The forward-looking information is based on assumptions and addresses future events and conditions that, by their very nature involve inherent risks and uncertainties. Actual results could differ materially from those currently anticipated in forward-looking information for many reasons. Minera Alamos' financial condition and prospects could differ materially from those currently anticipated in forward-looking information for many reasons such as: an inability to receive requisite permits for mine operation, exploration or expansion; an inability to finance and/or complete updated resource and reserve estimates and technical reports which support the technical and economic viability of mineral production; changes in general economic conditions and conditions in the financial markets; changes in demand and prices for minerals; litigation, legislative, environmental and other judicial, regulatory, political and competitive developments; technological and operational difficulties encountered in connection with Minera Alamos' activities; and other matters discussed in this press release and in filings made with securities regulators.

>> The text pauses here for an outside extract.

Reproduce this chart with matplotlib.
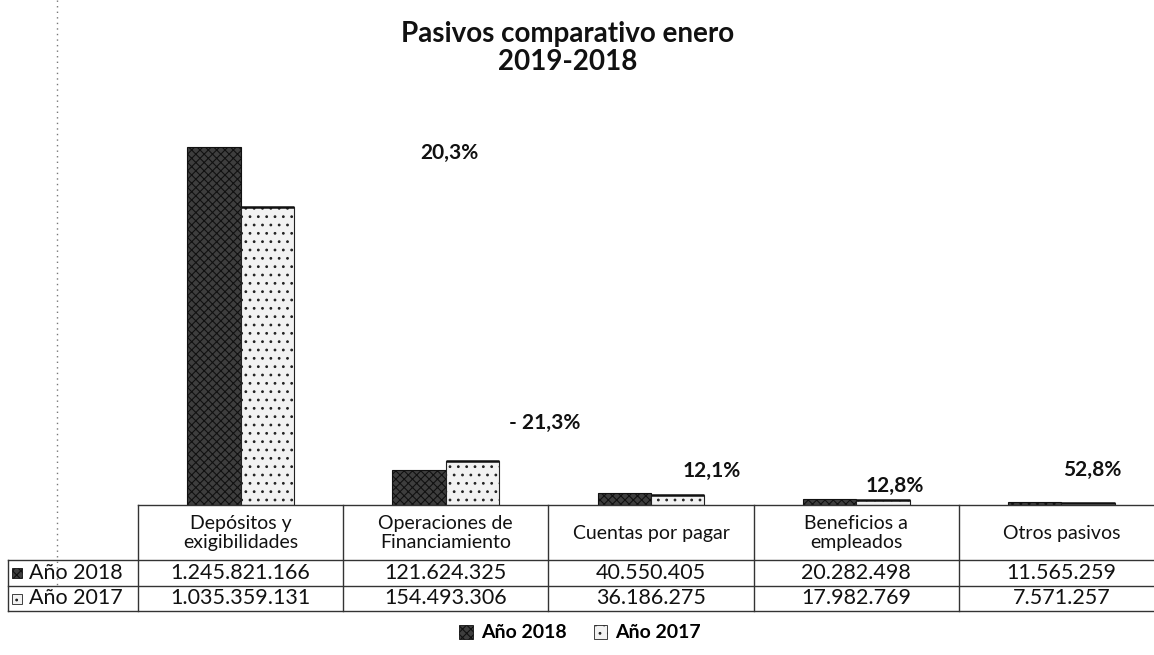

This list is not exhaustive of the factors that may affect any of Minera Alamos' forward-looking information. These and other factors should be considered carefully, and readers should not place undue reliance on Minera Alamos' forward-looking information. Minera Alamos does not undertake to update any forward-looking information that may be made from time to time by Minera Alamos or on its behalf, except in accordance with applicable securities laws.